## REQUIREMENT
Skip all pictures. Write out the data below from its first line through the line that contains "import * as".

§

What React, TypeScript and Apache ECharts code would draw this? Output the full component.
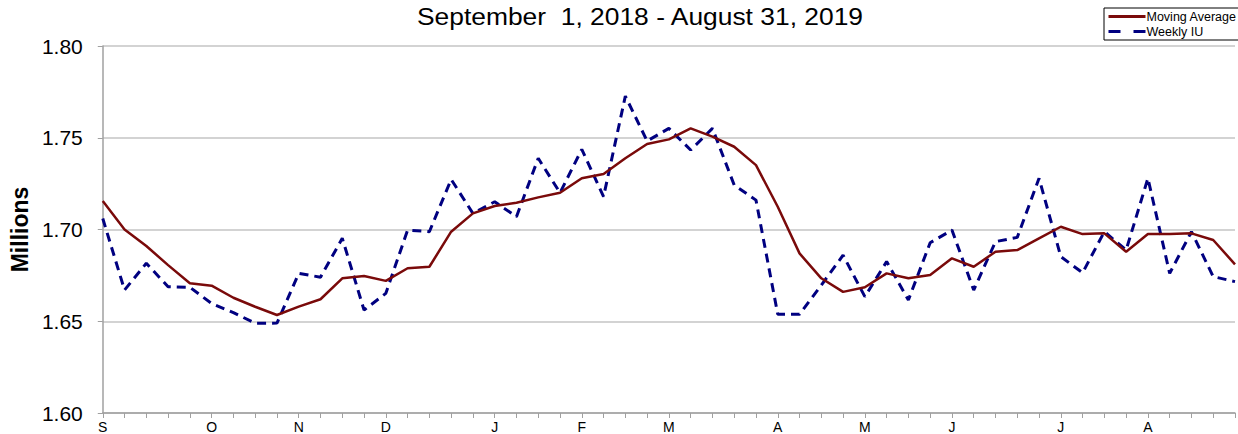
import React, { useEffect, useRef } from "react";
import * as echarts from "echarts";

const weekDates: string[] = [
  "2018-09-01", "2018-09-08", "2018-09-15", "2018-09-22", "2018-09-29",
  "2018-10-06", "2018-10-13", "2018-10-20", "2018-10-27",
  "2018-11-03", "2018-11-10", "2018-11-17", "2018-11-24",
  "2018-12-01", "2018-12-08", "2018-12-15", "2018-12-22", "2018-12-29",
  "2019-01-05", "2019-01-12", "2019-01-19", "2019-01-26",
  "2019-02-02", "2019-02-09", "2019-02-16", "2019-02-23",
  "2019-03-02", "2019-03-09", "2019-03-16", "2019-03-23", "2019-03-30",
  "2019-04-06", "2019-04-13", "2019-04-20", "2019-04-27",
  "2019-05-04", "2019-05-11", "2019-05-18", "2019-05-25",
  "2019-06-01", "2019-06-08", "2019-06-15", "2019-06-22", "2019-06-29",
  "2019-07-06", "2019-07-13", "2019-07-20", "2019-07-27",
  "2019-08-03", "2019-08-10", "2019-08-17", "2019-08-24", "2019-08-31",
];

const monthInitials: string[] = ["J", "F", "M", "A", "M", "J", "J", "A", "S", "O", "N", "D"];

const movingAverage: number[] = [
  1.7155, 1.700, 1.691, 1.6806, 1.6707, 1.6694, 1.6628, 1.6579, 1.6534, 1.658,
  1.662, 1.6734, 1.6747, 1.672, 1.6789, 1.6797, 1.6988, 1.7088, 1.7128, 1.7146,
  1.7175, 1.720, 1.7279, 1.7302, 1.7388, 1.7466, 1.7491, 1.7551, 1.7506, 1.7451,
  1.7351, 1.7124, 1.687, 1.6734, 1.666, 1.6685, 1.6761, 1.6734, 1.6752, 1.6843,
  1.6797, 1.6879, 1.6888, 1.6952, 1.7015, 1.6975, 1.6979, 1.6879, 1.6975, 1.6975,
  1.6979, 1.6943, 1.681,
];

const weeklyIU: number[] = [
  1.706, 1.667, 1.6816, 1.6688, 1.6685, 1.6597, 1.6547, 1.6489, 1.649, 1.6761,
  1.674, 1.6952, 1.6561, 1.6652, 1.6997, 1.6988, 1.7273, 1.7088, 1.7151, 1.707,
  1.7388, 1.720, 1.7437, 1.7179, 1.7727, 1.7482, 1.7551, 1.7433, 1.7551, 1.7242,
  1.716, 1.6538, 1.6538, 1.6697, 1.686, 1.6634, 1.6825, 1.6616, 1.6928, 1.6997,
  1.667, 1.6934, 1.6957, 1.7279, 1.6852, 1.6764, 1.6988, 1.6888, 1.7279, 1.6761,
  1.6988, 1.6743, 1.6716,
];

const titleText = "September  1, 2018 - August 31, 2019";
const FONT = "'Liberation Sans', Arial, sans-serif";

export default function App() {
  const ref = useRef<HTMLDivElement>(null);

  useEffect(() => {
    if (!ref.current) return;
    const chart = echarts.init(ref.current, null, { renderer: "svg" });
    chart.setOption({
      animation: false,
      backgroundColor: "#ffffff",
      textStyle: { fontFamily: FONT },
      graphic: [
        {
          type: "text",
          x: 640,
          y: 16,
          scaleX: 1.1,
          style: {
            text: titleText,
            font: `24px ${FONT}`,
            fill: "#000",
            textAlign: "center",
            textVerticalAlign: "middle",
          },
        },
      ],
      legend: {
        orient: "vertical",
        left: 1104,
        top: 8,
        padding: [2, 4, 2, 3],
        itemGap: 2,
        itemWidth: 37,
        itemHeight: 10,
        borderColor: "#000",
        borderWidth: 1,
        itemStyle: { opacity: 0 },
        textStyle: { fontSize: 12.5, color: "#000", fontFamily: FONT, padding: [0, 0, 0, -4] },
        data: [
          { name: "Moving Average", lineStyle: { width: 3 } },
          { name: "Weekly IU", lineStyle: { width: 3, type: [12, 13] } },
        ],
      },
      grid: { left: 102, top: 46, width: 1140, height: 367, containLabel: false },
      xAxis: {
        type: "category",
        data: weekDates,
        boundaryGap: false,
        axisLine: { lineStyle: { color: "#a0a0a0", width: 1.5 } },
        axisTick: { show: true, interval: 0, length: 5, lineStyle: { color: "#a0a0a0" } },
        axisLabel: {
          interval: 0,
          margin: 7,
          fontSize: 14,
          color: "#000",
          fontFamily: FONT,
          formatter: (v: string) => {
            const parts = v.split("-");
            const m = parseInt(parts[1], 10);
            const d = parseInt(parts[2], 10);
            return d <= 7 ? monthInitials[m - 1] : "";
          },
        },
        splitLine: { show: false },
      },
      yAxis: {
        type: "value",
        min: 1.6,
        max: 1.8,
        interval: 0.05,
        name: "Millions",
        nameLocation: "middle",
        nameGap: 64,
        nameTextStyle: { fontSize: 23, fontWeight: "bold", color: "#000", fontFamily: FONT },
        axisLine: { show: true, lineStyle: { color: "#a0a0a0", width: 1.5 } },
        axisTick: { show: true, length: 5, lineStyle: { color: "#a0a0a0" } },
        axisLabel: {
          margin: 20,
          fontSize: 21,
          color: "#000",
          fontFamily: FONT,
          formatter: (v: number) => v.toFixed(2),
        },
        splitLine: { show: true, lineStyle: { color: "#c4c4c4", width: 1.5 } },
      },
      series: [
        {
          name: "Moving Average",
          type: "line",
          data: movingAverage,
          symbol: "none",
          z: 3,
          lineStyle: { color: "#7a0a0a", width: 2.5 },
          itemStyle: { color: "#7a0a0a" },
        },
        {
          name: "Weekly IU",
          type: "line",
          data: weeklyIU,
          symbol: "none",
          z: 2,
          lineStyle: { color: "#000080", width: 3, type: [9, 6] },
          itemStyle: { color: "#000080" },
        },
      ],
    });
    return () => chart.dispose();
  }, []);

  return (
    <div
      ref={ref}
      style={{ position: "absolute", left: 0, top: 0, width: 1238, height: 434 }}
    />
  );
}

§

## ANSWER TO THE TASK
What React, TypeScript and Apache ECharts code would draw this? Output the full component.
import React, { useEffect, useRef } from "react";
import * as echarts from "echarts";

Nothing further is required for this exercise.